Il est incontestable que certaines dispositions du code de procédure pénale et du code pénal appliquées aux mis en cause peuvent très valablement être déférées devant le Conseil constitutionnel par voie de l’exception d’inconstitutionnalité et être très probablement déclarées non conformes à la Constitution.
Ainsi en matière de garde à vue à laquelle ont été soumises les personnes appréhendées avant leur déferrement devant le tribunal correctionnel , la disposition de l’article 51 bis 1 du Code procedure penale qui garantit le droit à l’assistance d’un avocat durant cette garde à vue mais uniquement après l’expiration de la première période de 48 heures , peut être déclaré non conforme à la Constitution au motif que cette intervention différée de l’avocat sans encadrement ni limite est non-conforme à l’ article 59 la Constitution qui interdit la détention arbitraire donc qui garantie la présence de l’avocat dès la première heure de la garde à vue avec un accès au dossier. Certains articles du code pénal sont aussi susceptibles d’être déclarés non conformes à la Constitution si jamais ils sont déférés au Conseil constitutionnel.Ainsi par exemple les deux dispositions des articles 75 et 79 incriminant le délit de démoralisation de l’armée et d’atteinte à l’intégrité du territoire peuvent être censurées au motif qu’elles ne précisent pas leurs éléments constitutifs.

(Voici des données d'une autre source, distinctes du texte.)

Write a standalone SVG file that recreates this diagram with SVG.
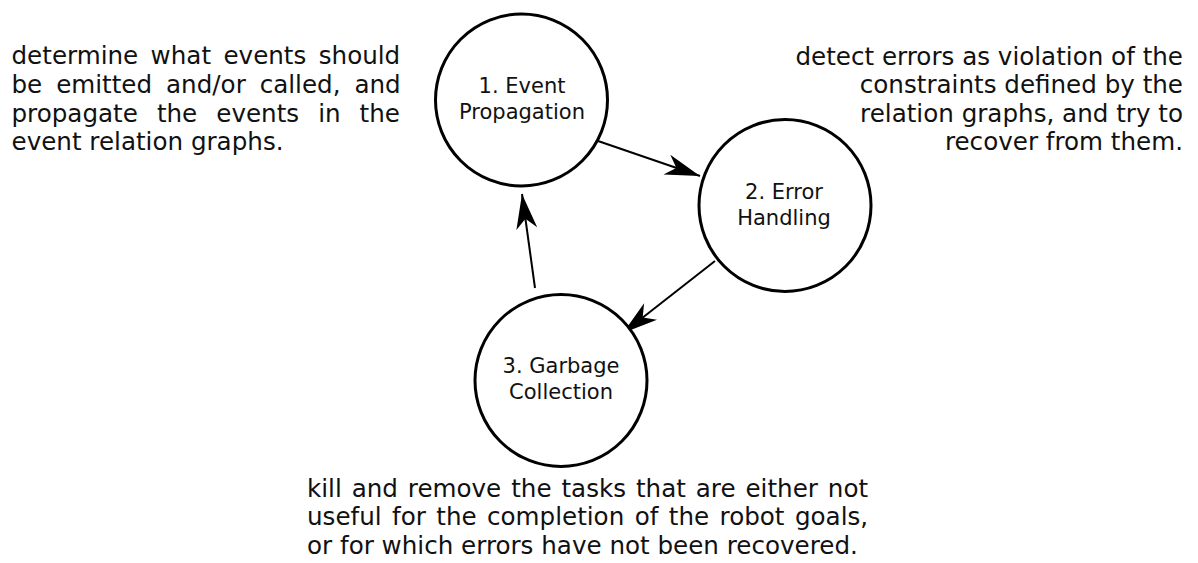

L’exception d’inconstitutionnalité peut aussi être soulevée contre certaines dispositions du code de justice militaire en vertu desquelles ont été poursuivis et condamnés des responsables politiques et militaires pour des faits de complot et autres infractions contre l’autorité de l’Etat qui auraient perpétrés en marge du soulèvement du 22 février .Il n’est pas impossible que le Conseil constitutionnel déclare ces dispositions non conforme à la Constitution au motif qu’elles portent atteinte aux droits de la défense et au procès équitable , ce qui entrainerait de facto d’une part la nullité des poursuites et des condamnations contre ces personnes et par conséquent leur remise en liberté , et d’autre part la remise en cause de la juridiction militaire elle-même en tant que juridiction d’exception ne garantissant pas un procès équitable.